Com a decretação do Ato Institucional nº 5, no dia 13 de dezembro de 1968, foi preso na redação da Tribuna da Imprensa e transportado para o Regimento Caetano de Faria, da Polícia Militar, onde permaneceu cerca de um mês.

Em 1981, a Tribuna da Imprensa sofreu um atentado a bomba que destruiu suas rotativas e provocou sérios danos em suas instalações. Em dezembro de 1984 a Justiça deu ganho de causa a Hélio Fernandes em ação de indenização movida por este contra a União por danos causados à saúde financeira da Tribuna pela censura e perseguição política movida contra o jornal pelos governos militares de 1968 a 1978.

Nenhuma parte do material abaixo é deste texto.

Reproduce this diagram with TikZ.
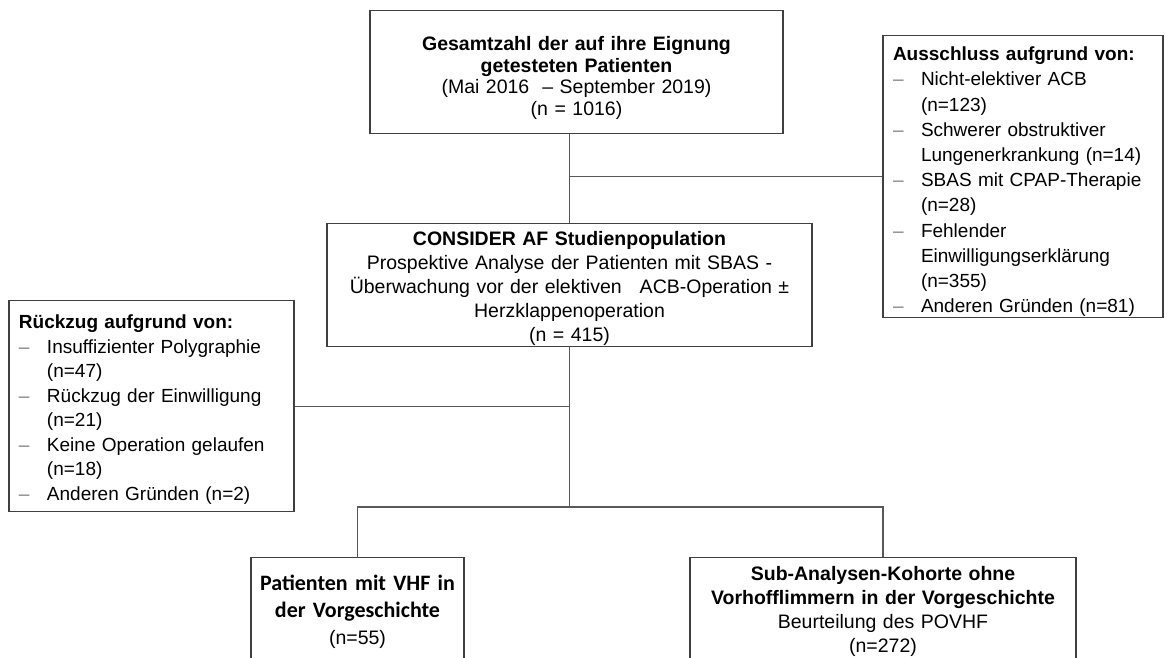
\documentclass[tikz,border=0pt]{standalone}
\usepackage{fontspec}
\setmainfont{Liberation Sans}
\newfontfamily\calibrifont{Carlito}
\usepackage{xcolor}
\usepackage{tikz}

\definecolor{framegray}{HTML}{404040}
\definecolor{linkgray}{HTML}{595959}
\definecolor{dashgray}{HTML}{7F7F7F}

% list lines with a dash and a hanging indent
\newcommand{\dashline}[1]{\makebox[28pt][l]{\textcolor{dashgray}{--}}#1}
\newcommand{\hangline}[1]{\hspace*{28pt}#1}

\begin{document}
\begin{tikzpicture}[x=1pt, y=-1pt,
    box/.style={draw=framegray, line width=1.3pt, inner xsep=10pt, inner ysep=0pt, anchor=north},
    link/.style={draw=linkgray, line width=1.2pt}]
    \useasboundingbox (0,0) rectangle (1165,657);
    \clip (0,0) rectangle (1165,657);

    \node[box, minimum width=413, text width=393, text height=40pt, text depth=83pt, align=center,
        font=\fontsize{19.5}{21.5}\selectfont] (total) at (576.5,10)
        {\textbf{Gesamtzahl der auf ihre Eignung}\\ \textbf{getesteten Patienten}\\
         (Mai 2016 \ -- September 2019)\\ (n = 1016)};

    \node[box, minimum width=280, text width=260, text height=25pt, text depth=257pt, align=left,
        font=\fontsize{19}{25.2}\selectfont] (exclusion) at (1023,35)
        {\textbf{Ausschluss aufgrund von:}\\
         \dashline{Nicht-elektiver ACB}\\ \hangline{(n=123)}\\
         \dashline{Schwerer obstruktiver}\\ \hangline{Lungenerkrankung (n=14)}\\
         \dashline{SBAS mit CPAP-Therapie}\\ \hangline{(n=28)}\\
         \dashline{Fehlender}\\ \hangline{Einwilligungserklärung}\\ \hangline{(n=355)}\\
         \dashline{Anderen Gründen (n=81)}};

    \node[box, minimum width=485, text width=465, text height=22pt, text depth=101pt, align=center,
        font=\fontsize{19.5}{24}\selectfont] (study) at (569.5,223)
        {\textbf{CONSIDER AF Studienpopulation}\\
         Prospektive Analyse der Patienten mit SBAS -\\
         Überwachung vor der elektiven\hspace{18pt}ACB-Operation ±\\
         Herzklappenoperation\\ (n = 415)};

    \node[box, minimum width=285, text width=265, text height=28pt, text depth=183pt, align=left,
        font=\fontsize{19}{24.5}\selectfont] (withdrawal) at (151.5,300)
        {\textbf{Rückzug aufgrund von:}\\
         \dashline{Insuffizienter Polygraphie}\\ \hangline{(n=47)}\\
         \dashline{Rückzug der Einwilligung}\\ \hangline{(n=21)}\\
         \dashline{Keine Operation gelaufen}\\ \hangline{(n=18)}\\
         \dashline{Anderen Gründen (n=2)}};

    \node[box, minimum width=213, text width=205, inner xsep=4pt, inner ysep=5pt,
        text height=28pt, text depth=100pt, align=center,
        font=\fontsize{22}{27}\selectfont\calibrifont\bfseries] (vhf) at (357.5,557)
        {Patienten mit VHF in\\ der Vorgeschichte\\
         {\normalfont\fontsize{19.5}{27}\selectfont (n=55)}};

    \node[box, minimum width=386, text width=366, inner ysep=5pt,
        text height=18pt, text depth=100pt, align=center,
        font=\fontsize{19.5}{24}\selectfont] (subcohort) at (883,557)
        {\textbf{Sub-Analysen-Kohorte ohne}\\ \textbf{Vorhofflimmern in der Vorgeschichte}\\
         Beurteilung des POVHF\\ (n=272)};

    % connectors
    \coordinate (fork) at (569.5,507);
    \draw[link] (total.south -| study.north) -- (study.north);
    \draw[link] (exclusion.west -| study.north) -- (exclusion.west);
    \draw[link] (withdrawal.east) -- (withdrawal.east -| study.south);
    \draw[link] (study.south) -- (fork);
    \draw[link] (vhf.north) |- (fork) -| (subcohort.north);
\end{tikzpicture}
\end{document}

Hélio dirigiu a Tribuna até 2008, ano em que o jornal deixou de circular. Nos últimos anos e mesmo longe das redações, Hélio não deixou o instinto jornalístico e continuou escrevendo em um blog e em um perfil nas redes sociais, por onde também mantinha o contato com os leitores.

Hélio era pai dos também jornalistas, Rodolfo Fernandes, ex-diretor de Redação do “Globo”, e Hélio Fernandes Filho, ambos mortos em 2011. Ele deixa outros três filhos, Isabela, Carolina e Bruno, e dois netos, Felipe e Letícia.